Les groupes étrangers produisant des consoles de jeux vidéo dans la zone franche de Shanghai (ZFS), inaugurée fin septembre, seront autorisés à les vendre dans le pays après inspection des autorités culturelles, selon un communiqué gouvernemental dévoilé cette semaine.

En pratique, cette décision met un terme à une interdiction vieille de plus d'une décennie: Pékin avait suspendu en 2000 la vente de toutes les consoles de jeux en raison de leurs supposés effets négatifs sur «la santé mentale» des jeunes utilisateurs.

Les importations depuis l'étranger de consoles de jeux restent cependant toujours officiellement interdites - même s'il est extrêmement facile de se procurer des consoles introduites de façon illicite dans le pays.

De fait, toute évolution pourrait s'avérer limitée, estiment des experts: ces consoles déjà disponibles illégalement sur le marché chinois permettent de jouer à des jeux piratés bon marché, et il est peu probable que leurs utilisateurs soient prêts à acquitter les prix bien plus onéreux des jeux officiels.

«Les ventes de consoles ne vont pas s'envoler, c'est impossible, il s'agit de produits de niche en Chine», a par ailleurs expliqué à l'AFP Yang Jiaxiang, expert indépendant pour un cabinet spécialisé.

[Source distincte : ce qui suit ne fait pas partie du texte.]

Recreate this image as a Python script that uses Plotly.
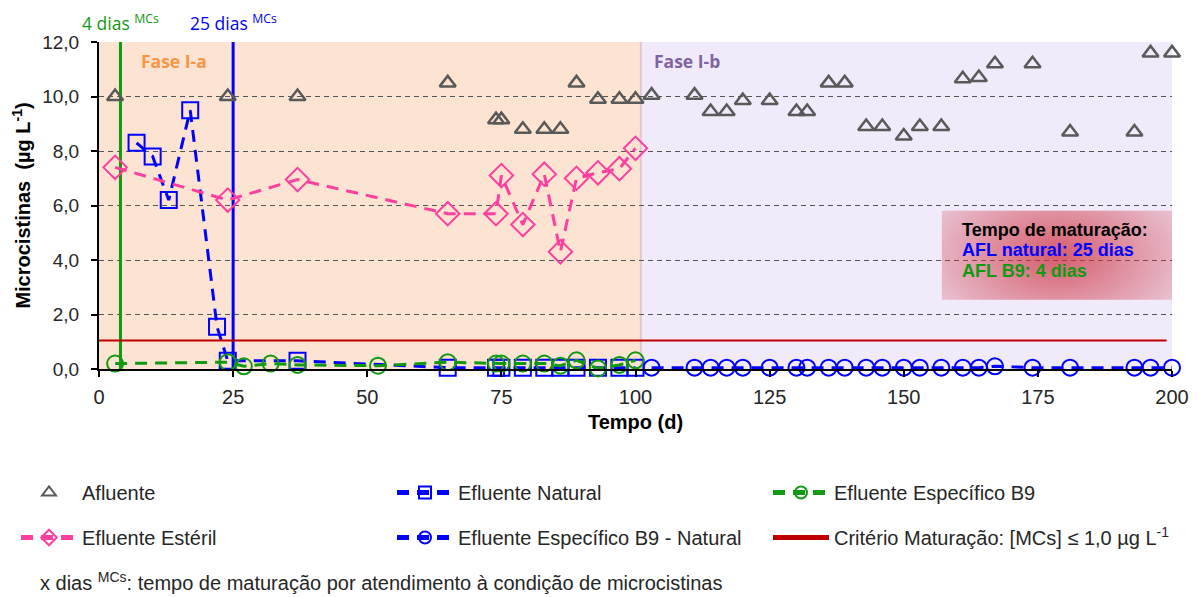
import math
import zlib
import struct
import base64
import plotly.graph_objects as go

# ---------------- data ----------------
dias_afl = [3, 24, 37, 65, 74, 75, 79, 83, 86, 89, 93, 97, 100, 103, 111, 114, 117, 120, 125, 130,
            132, 136, 139, 143, 146, 150, 153, 157, 161, 164, 167, 174, 181, 193, 196, 200]
afluente = [10.0, 10.0, 10.0, 10.5, 9.15, 9.15, 8.8, 8.8, 8.8, 10.5, 9.9, 9.9, 9.9, 10.05, 10.05, 9.45, 9.45, 9.85, 9.85, 9.45,
            9.45, 10.5, 10.5, 8.9, 8.9, 8.55, 8.9, 8.9, 10.65, 10.7, 11.2, 11.2, 8.7, 8.7, 11.6, 11.6]

dias_nat = [7, 10, 13, 17, 22, 24, 37, 65, 74, 75, 79, 83, 86, 89, 93, 97, 100]
natural = [8.3, 7.8, 6.2, 9.5, 1.55, 0.3, 0.3, 0.05, 0.05, 0.05, 0.05, 0.05, 0.05, 0.05, 0.05, 0.05, 0.05]

dias_est = [3, 24, 37, 65, 74, 75, 79, 83, 86, 89, 93, 97, 100]
esteril = [7.4, 6.2, 6.95, 5.7, 5.7, 7.1, 5.3, 7.15, 4.3, 7.0, 7.2, 7.35, 8.1]

dias_b9 = [3, 24, 27, 32, 37, 52, 65, 74, 75, 79, 83, 86, 89, 93, 97, 100]
b9 = [0.2, 0.25, 0.1, 0.2, 0.15, 0.12, 0.25, 0.2, 0.2, 0.2, 0.2, 0.12, 0.32, 0.02, 0.15, 0.32]

dias_b9n = [103, 111, 114, 117, 120, 125, 130, 132, 136, 139, 143, 146, 150, 153, 157, 161, 164,
            167, 174, 181, 193, 196, 200]
b9_nat = [0.05, 0.05, 0.05, 0.05, 0.05, 0.05, 0.05, 0.05, 0.05, 0.05, 0.05, 0.05, 0.05, 0.05, 0.05, 0.05, 0.05,
          0.1, 0.05, 0.05, 0.05, 0.05, 0.05]

criterio_x = [0, 199]
criterio_y = [1.05, 1.05]

fase_a = [0, 101]
fase_b = [101, 200]
mat_b9 = 4
mat_nat = 25

x_ticks = [0, 25, 50, 75, 100, 125, 150, 175, 200]
y_ticks = [0, 2, 4, 6, 8, 10, 12]
y_ticklabels = ["0,0", "2,0", "4,0", "6,0", "8,0", "10,0", "12,0"]

# ---------------- styles ----------------
FONT = "Liberation Sans, Arial, sans-serif"
FONT2 = "Open Sans, sans-serif"
BLUE = "#0000FF"
GREEN = "#119911"
PINK = "#FF3F9F"
GRAY = "#595959"
RED = "#C00000"
DASH = "12px,8px"


def make_png(w, h, fn):
    rows = []
    for yy in range(h):
        row = bytearray(b"\x00")
        for xx in range(w):
            row.extend(fn(xx, yy))
        rows.append(bytes(row))
    raw = b"".join(rows)

    def chunk(t, d):
        c = struct.pack(">I", len(d)) + t + d
        return c + struct.pack(">I", zlib.crc32(t + d) & 0xffffffff)

    return (b"\x89PNG\r\n\x1a\n" + chunk(b"IHDR", struct.pack(">IIBBBBB", w, h, 8, 6, 0, 0, 0))
            + chunk(b"IDAT", zlib.compress(raw)) + chunk(b"IEND", b""))


GW, GH = 96, 48


def grad_px(xx, yy):
    u = (xx + 0.5) / GW * 2 - 1
    v = (yy + 0.5) / GH * 2 - 1
    d = min(1.0, math.sqrt(u * u + 0.4 * v * v) / math.sqrt(1.4))
    a = 0.22 + 0.55 * (1 - d) ** 1.0
    return (205, 50, 65, int(round(a * 255)))


grad_src = "data:image/png;base64," + base64.b64encode(make_png(GW, GH, grad_px)).decode()

fig = go.Figure()

fig.add_trace(go.Scatter(x=dias_afl, y=afluente, mode="markers", name="Afluente",
                         marker=dict(symbol="triangle-up-open", size=14, color=GRAY, line=dict(width=2.5, color=GRAY)),
                         cliponaxis=False, legend="legend", legendgroup="g1"))
fig.add_trace(go.Scatter(x=dias_nat, y=natural, mode="lines+markers", name="Efluente Natural",
                         line=dict(color=BLUE, width=3, dash=DASH),
                         marker=dict(symbol="square-open", size=16, color=BLUE, line=dict(width=2, color=BLUE)),
                         cliponaxis=False, legend="legend2", legendgroup="g2"))
fig.add_trace(go.Scatter(x=dias_b9, y=b9, mode="lines+markers", name="Efluente Específico B9",
                         line=dict(color=GREEN, width=3, dash=DASH),
                         marker=dict(symbol="circle-open", size=16, color=GREEN, line=dict(width=2, color=GREEN)),
                         cliponaxis=False, legend="legend3", legendgroup="g3"))
fig.add_trace(go.Scatter(x=dias_est, y=esteril, mode="lines+markers", name="Efluente Estéril",
                         line=dict(color=PINK, width=3, dash=DASH),
                         marker=dict(symbol="diamond-open", size=18, color=PINK, line=dict(width=2, color=PINK)),
                         cliponaxis=False, legend="legend", legendgroup="g4"))
fig.add_trace(go.Scatter(x=dias_b9n, y=b9_nat, mode="lines+markers", name="Efluente Específico B9 - Natural",
                         line=dict(color=BLUE, width=3, dash=DASH),
                         marker=dict(symbol="circle-open", size=16, color=BLUE, line=dict(width=2, color=BLUE)),
                         cliponaxis=False, legend="legend2", legendgroup="g5"))
fig.add_trace(go.Scatter(x=criterio_x, y=criterio_y, mode="lines",
                         name="Critério Maturação: [MCs] ≤ 1,0 µg L<sup>-1</sup>",
                         line=dict(color=RED, width=2), legend="legend3", legendgroup="g6"))

shapes = [
    dict(type="rect", xref="x", yref="y", x0=fase_a[0], x1=fase_a[1], y0=0, y1=12,
         fillcolor="#FDE4D2", line=dict(width=0), layer="below"),
    dict(type="rect", xref="x", yref="y", x0=fase_b[0], x1=fase_b[1], y0=0, y1=12,
         fillcolor="#F1EAFA", line=dict(width=0), layer="below"),
    dict(type="line", xref="x", yref="y", x0=fase_a[1], x1=fase_a[1], y0=0, y1=12,
         line=dict(color="rgba(225,190,200,0.8)", width=2), layer="below"),
    dict(type="line", xref="x", yref="y", x0=mat_b9, x1=mat_b9, y0=0, y1=12,
         line=dict(color=GREEN, width=3), layer="between"),
    dict(type="line", xref="x", yref="y", x0=mat_nat, x1=mat_nat, y0=0, y1=12,
         line=dict(color=BLUE, width=3), layer="between"),
]

bx0, bx1, by0, by1 = 157.1, 200, 2.54, 5.81
images = [dict(source=grad_src, xref="x", yref="y", x=bx0, y=by1, sizex=bx1 - bx0, sizey=by1 - by0,
               sizing="stretch", xanchor="left", yanchor="top", layer="above", opacity=1)]

annotations = [
    dict(x=mat_b9, y=12, xref="x", yref="y", text="4 dias <sup>MCs</sup>", showarrow=False,
         xanchor="center", yanchor="bottom", yshift=5, font=dict(family=FONT2, size=17.5, color=GREEN)),
    dict(x=mat_nat, y=12, xref="x", yref="y", text="25 dias <sup>MCs</sup>", showarrow=False,
         xanchor="center", yanchor="bottom", yshift=5, font=dict(family=FONT2, size=17.5, color=BLUE)),
    dict(x=7.5, y=11.3, xref="x", yref="y", text="<b>Fase I-a</b>", showarrow=False, xanchor="left",
         font=dict(family=FONT2, size=17.5, color="#F79646")),
    dict(x=103, y=11.3, xref="x", yref="y", text="<b>Fase I-b</b>", showarrow=False, xanchor="left",
         font=dict(family=FONT2, size=17.5, color="#8064A2")),
    dict(x=160.5, y=5.1, xref="x", yref="y", text="<b>Tempo de maturação:</b>", showarrow=False, xanchor="left",
         font=dict(family=FONT, size=18, color="black")),
    dict(x=160.5, y=4.35, xref="x", yref="y", text="<b>AFL natural: 25 dias</b>", showarrow=False, xanchor="left",
         font=dict(family=FONT, size=18, color=BLUE)),
    dict(x=160.5, y=3.6, xref="x", yref="y", text="<b>AFL B9: 4 dias</b>", showarrow=False, xanchor="left",
         font=dict(family=FONT, size=18, color=GREEN)),
    dict(x=(38 - 99) / 1073, y=(369 - 581) / 327, xref="paper", yref="paper",
         text="x dias <sup>MCs</sup>: tempo de maturação por atendimento à condição de microcistinas",
         showarrow=False, xanchor="left", yanchor="middle",
         font=dict(family=FONT, size=20, color="#262626")),
]

legend_common = dict(orientation="v", xanchor="left", yanchor="top", itemwidth=56, itemsizing="constant",
                     tracegroupgap=16, font=dict(family=FONT, size=20, color="#262626"),
                     bgcolor="rgba(0,0,0,0)", traceorder="grouped")
LEG_Y = -0.318

fig.update_layout(
    width=1201, height=597,
    margin=dict(l=99, r=29, t=42, b=228),
    paper_bgcolor="white", plot_bgcolor="white",
    font=dict(family=FONT, size=19, color="#262626"),
    shapes=shapes, annotations=annotations, images=images,
    legend=dict(**legend_common, x=(16 - 99) / 1073, y=LEG_Y),
    legend2=dict(**legend_common, x=(392 - 99) / 1073, y=LEG_Y),
    legend3=dict(**legend_common, x=(768 - 99) / 1073, y=LEG_Y),
    xaxis=dict(range=[0, 200], tickvals=x_ticks, showgrid=False, zeroline=False,
               showline=True, linecolor="black", linewidth=2, ticks="outside", ticklen=6, tickwidth=2,
               tickcolor="black", tickfont=dict(size=20, color="#262626"), ticklabelstandoff=3,
               title=dict(text="<b>Tempo (d)</b>", font=dict(size=20, color="black"), standoff=8)),
    yaxis=dict(range=[0, 12], tickvals=y_ticks, ticktext=y_ticklabels, showgrid=True, gridcolor="#555555",
               griddash="5px,4px", gridwidth=1, zeroline=False,
               showline=True, linecolor="black", linewidth=2, ticks="outside", ticklen=6, tickwidth=2,
               tickcolor="black", tickfont=dict(size=19, color="#262626"), ticklabelstandoff=8,
               title=dict(text="<b>Microcistinas  (µg L<sup>-1</sup>)</b>", font=dict(size=20, color="black"),
                          standoff=6)),
)

fig.write_html("out.html")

«Les véritables consoles de jeux sont habituellement très chères et personne n'en achètera à l'exception de quelques joueurs fanatiques», a-t-il ajouté.

De plus, les obstacles restent nombreux: les consoles autorisées à la vente seront uniquement celles fabriquées sur le territoire de la zone franche (où aucune usine n'est encore en mesure de les produire) et chaque titre de jeux devra recevoir un feu vert des autorités. Les produits risquent ensuite d'être taxés à la sortie de la ZFS.

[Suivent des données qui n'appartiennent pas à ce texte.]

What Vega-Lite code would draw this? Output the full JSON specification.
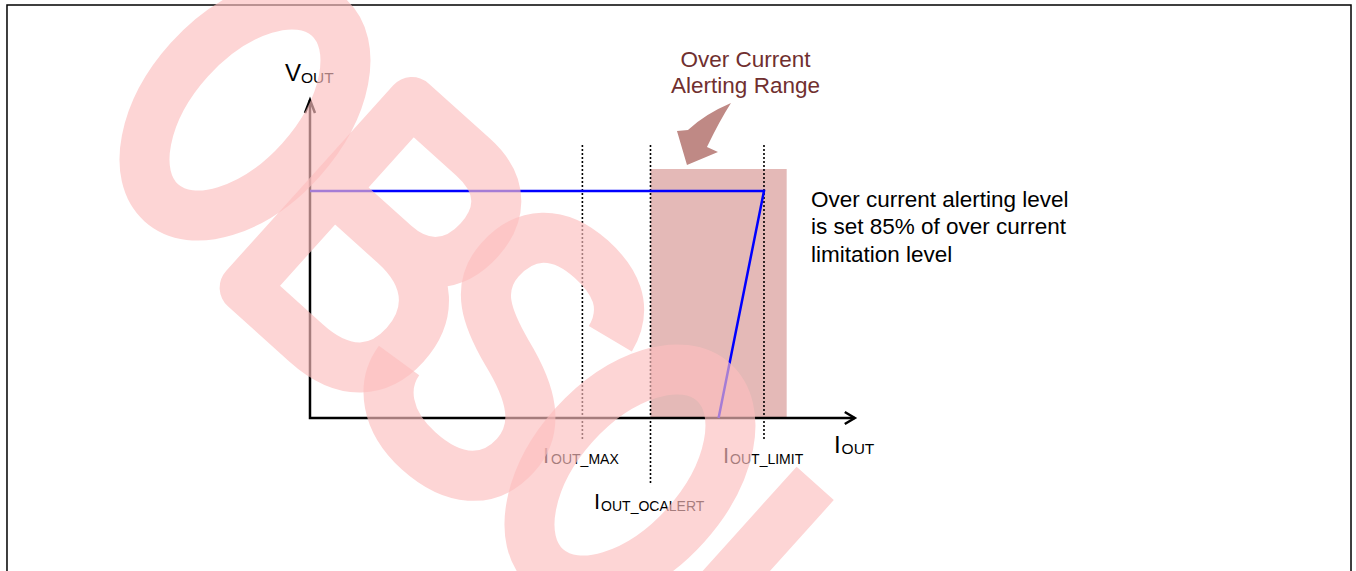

«Les groupes ne pourront pas suivre le rythme des sorties (de nouveaux titres)» assez rapidement pour satisfaire leurs usagers, «à moins que la Chine ne réforme ses mécanismes d'approbation» souvent longs et tortueux, a commenté M. Yang.

Un sérieux handicap alors qu'ils auront à trouver leur place sur un marché dominé par les plateformes de jeux en ligne, au côté d'une offre de jeux pour PC constamment renouvelée et accessible à peu de frais.

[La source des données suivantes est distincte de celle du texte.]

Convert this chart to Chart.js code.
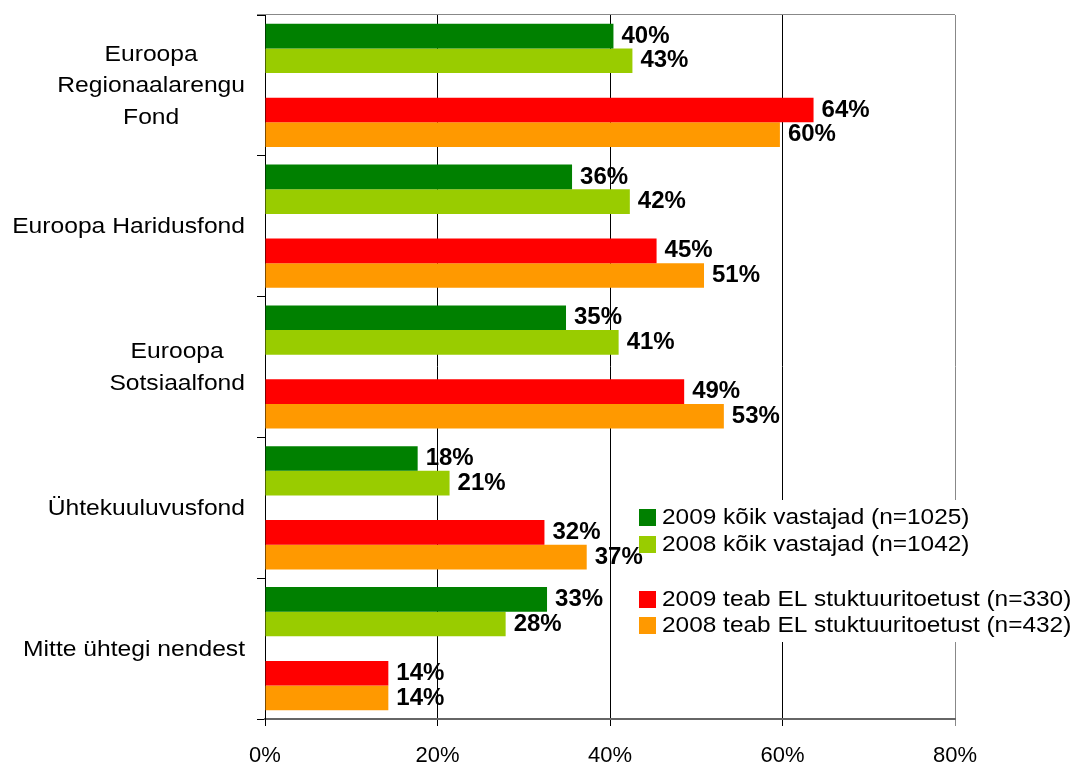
<!DOCTYPE html>
<html lang="et">
<head>
<meta charset="UTF-8">
<script src="https://cdn.jsdelivr.net/npm/chart.js"></script>
<title>EL struktuuritoetuse fondid</title>
<style>
  html, body { margin: 0; padding: 0; background: #fff; }
</style>
</head>
<body>
<canvas id="myChart" width="1080" height="765"></canvas>
<script>
const categories = [["Euroopa", "Regionaalarengu", "Fond"], "Euroopa Haridusfond", ["Euroopa", "Sotsiaalfond"], "Ühtekuuluvusfond", "Mitte ühtegi nendest"];
const seriesNames = ["2009 kõik vastajad (n=1025)", "2008 kõik vastajad (n=1042)", "2009 teab EL stuktuuritoetust (n=330)", "2008 teab EL stuktuuritoetust (n=432)"];
// values, labels show them rounded
const all2009 = [40.4, 35.6, 34.9, 17.7, 32.7];
const all2008 = [42.6, 42.3, 41.0, 21.4, 27.9];
const eu2009 = [63.6, 45.4, 48.6, 32.4, 14.3];
const eu2008 = [59.7, 50.9, 53.2, 37.3, 14.3];
const xTicks = [0, 20, 40, 60, 80];
const colors = ['#008000', '#99CC00', '#FF0000', '#FF9900'];

const FONT = '"Liberation Sans", Arial, sans-serif';

function wideText(ctx, text, x, y, align, sx) {
  const w = ctx.measureText(text).width * sx;
  const left = align === 'left' ? x : align === 'right' ? x - w : x - w / 2;
  ctx.save();
  ctx.translate(left, y);
  ctx.scale(sx, 1);
  ctx.textAlign = 'left';
  ctx.fillText(text, 0, 0);
  ctx.restore();
}

// spacer dataset keeps the gap between the two pairs of bars
const seriesData = [all2009, all2008, null, eu2009, eu2008];
let ci = 0;
const datasets = seriesData.map(d => {
  if (!d) return { label: '', data: categories.map(() => null), spacer: true };
  const c = colors[ci];
  const name = seriesNames[ci];
  ci++;
  return { label: name, data: d, backgroundColor: c, borderWidth: 0 };
});

const extras = {
  id: 'extras',
  afterDatasetsDraw(chart) {
    const ctx = chart.ctx;
    const a = chart.chartArea;
    ctx.save();
    // top frame line
    ctx.strokeStyle = '#888';
    ctx.lineWidth = 1;
    ctx.beginPath();
    ctx.moveTo(a.left - 8, a.top - 0.5);
    ctx.lineTo(a.right, a.top - 0.5);
    ctx.stroke();
    // legend background
    ctx.fillStyle = '#fff';
    ctx.fillRect(636, 500, 442, 142);
    ctx.restore();
  },
  afterDraw(chart) {
    const ctx = chart.ctx;
    const yScale = chart.scales.y;
    ctx.save();
    ctx.fillStyle = '#000';
    ctx.textBaseline = 'middle';

    // category labels
    ctx.font = '22px ' + FONT;
    categories.forEach((lab, i) => {
      const lines = Array.isArray(lab) ? lab : [lab];
      const cy = yScale.getPixelForTick(i) + 1;
      const maxW = Math.max(...lines.map(l => ctx.measureText(l).width)) * 1.12;
      const cx = 245 - maxW / 2;
      lines.forEach((l, k) => {
        wideText(ctx, l, cx, cy + (k - (lines.length - 1) / 2) * 31.5, 'center', 1.12);
      });
    });

    // value labels
    ctx.font = 'bold 24px ' + FONT;
    chart.data.datasets.forEach((ds, di) => {
      if (ds.spacer) return;
      chart.getDatasetMeta(di).data.forEach((bar, i) => {
        wideText(ctx, Math.round(ds.data[i]) + '%', bar.x + 8, bar.y, 'left', 1.0);
      });
    });

    // legend
    const rows = [517, 544, 599, 625];
    ctx.font = '22px ' + FONT;
    seriesNames.forEach((n, i) => {
      ctx.fillStyle = colors[i];
      ctx.fillRect(639, rows[i] - 8, 17, 17);
      ctx.fillStyle = '#000';
      wideText(ctx, n, 662, rows[i] + 1, 'left', 1.11);
    });
    ctx.restore();
  }
};

new Chart(document.getElementById('myChart'), {
  type: 'bar',
  data: { labels: categories, datasets: datasets },
  plugins: [extras],
  options: {
    responsive: false,
    animation: false,
    indexAxis: 'y',
    layout: { padding: { top: 15, right: 125, left: 0, bottom: 0 } },
    datasets: { bar: { categoryPercentage: 0.875, barPercentage: 1 } },
    plugins: { legend: { display: false }, tooltip: { enabled: false } },
    scales: {
      x: {
        min: 0,
        max: 80,
        afterBuildTicks: s => { s.ticks = xTicks.map(v => ({ value: v })); },
        afterFit: s => { s.height = 765 - 719; },
        ticks: {
          callback: v => v + '%',
          color: '#000',
          padding: 17,
          font: { size: 22, family: FONT }
        },
        grid: {
          color: c => (c.tick && c.tick.value === 80) ? '#888' : '#000',
          lineWidth: 1,
          tickLength: 7,
          drawTicks: true
        },
        border: { color: '#666', width: 2 }
      },
      y: {
        afterFit: s => { s.width = 265; },
        ticks: { display: false },
        grid: {
          drawOnChartArea: false,
          drawTicks: true,
          tickLength: 8,
          color: '#000',
          offset: true
        },
        border: { color: '#000', width: 1 }
      }
    }
  }
});
</script>
</body>
</html>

Des responsables étrangers du secteur redoutent quant à eux que le contrôle sourcilleux des autorités culturelles - qui pourraient bannir tout jeu pour console au contenu jugé violent, obscène ou politiquement délicat - ne se transforme en barrière commerciale.

L'assouplissement, annoncé formellement cette semaine, ne semble pas concerner non plus les consoles que certains groupes étrangers - tels les japonais Sony et Nintendo - font déjà fabriquer en Chine avant de les écouler sur d'autres marchés.

Malgré de sérieuses restrictions, cette évolution des règles pourrait cependant offrir une porte d'entrée vers le très convoité marché chinois aux géants du secteur et à leurs produits phares - la PlayStation de Sony, la Wii de Nintendo ainsi que la Xbox de l'américain Microsoft.

Les investisseurs ont du reste réagi de façon enthousiaste: le titre de Nintendo a clôturé sur un bond de 10,76% mercredi à la Bourse de Tokyo, tandis que celui de Sony gagnait 1,38%.

«C'est un développement positif, car la Chine est potentiellement un gigantesque marché pour eux», a observé Hirokazu Hamamura, directeur de Kadokawa Corp., éditeur d'un magazine nippon spécialisé sur l'industrie du jeu vidéo - tout en avertissant que «les risques de piratage» pourraient rogner leurs profits.

De même, à la Bourse de Paris, l'éditeur français de jeux vidéo Ubisoft s'envolait de plus de 6% mercredi en cours de matinée.

Le chiffre d'affaires total du secteur chinois des jeux vidéo a bondi de 38% sur un an en 2013, à 83,2 milliards de yuans (85 millions $CAN), selon une estimation de professionnels.

Le marché chinois est écrasé par la domination des jeux en ligne, mais les applications ludiques sur téléphones portables en constituent un pan de plus en plus populaire et rémunérateur.

Mais les groupes japonais eux-mêmes faisaient mercredi preuve de prudence: «À l'heure actuelle, nous ne pouvons rien dire de certain à propos de nos projets futurs en Chine», a ainsi déclaré un porte-parole de Sony.

De son côté, Microsoft a d'ores et déjà prévu de s'engager dans une coentreprise dans la zone franche de Shanghai, pour un investissement de 237 millions de dollars, avait indiqué dès novembre son partenaire chinois BesTV New Media, sans préciser quels produits seraient concernés.